St. Irenaeus might also be the first doctor of the Church to die as a martyr. He is honored in the liturgy as bishop and martyr, but there is some doubt over whether or not he was a martyr.

He was born around the year 130, probably in Smyrna in what is now Turkey. This was the home of St. Polycarp, who was a disciple of St. John the Evangelist, and Irenaeus became a disciple of St. Polycarp while he was still young.

Irenaeus studied in Rome and then Polycarp sent him as a missionary to Ludugunum, now known as Lyons, France. He served as a presbyter, or priest, there and quickly became highly esteemed by the people of Lyons.

In 177, Lyons’ bishop, Pothinus, sent Irenaeus to Rome with two letters asking Pope Eleutherius to have mercy and tolerance toward adherents of the Montanist heresy in Asia Minor. That trip probably saved his life because he was in Rome when a severe persecution broke out in Lyons; Bishop Pothinus and many other Christians were put to death.

After his return to Lyons the following year, Irenaeus was chosen as the bishop there, the position he held until his death around 200 or 202.

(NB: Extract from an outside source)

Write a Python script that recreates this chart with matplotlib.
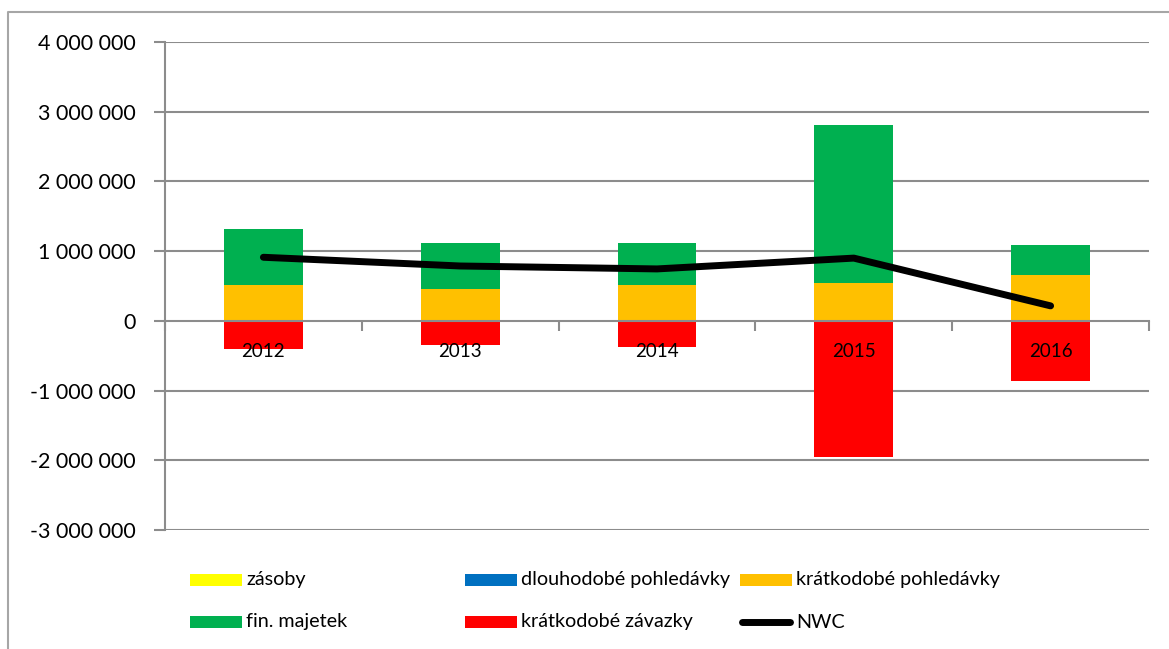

St. Irenaeus is known mainly for his clear and systematic teaching of the Christian faith because he considered the role of a bishop primarily as a teacher. He was particularly interested in apostolic succession, and he produced one of the earliest lists of the first bishops, going back to the time of the Apostles.

He is most known, though, for his treatises Against All Heresies, written about the year 180. Most of these heresies, as already mentioned, were from Gnosticism. He clearly understood the need to articulate the orthodox faith taught by the Apostles and against those who promoted other ideas that threatened the Apostles’ teachings. All this was more than 100 years prior to the Council of Nicaea, which began to codify Christian dogma.

One of St. Irenaeus’s battles was with Marcion, a prominent gnostic who erroneously taught that the God of the New Testament is not the same as the God of the Old Testament.

Although he has just now been named a doctor of the Church, St. Irenaeus has always been known as a brilliant and orthodox teacher of the faith. The documents of the Second Vatican Council cite 14 references to his work, and the Catechism of the Catholic Church cites him 29 times.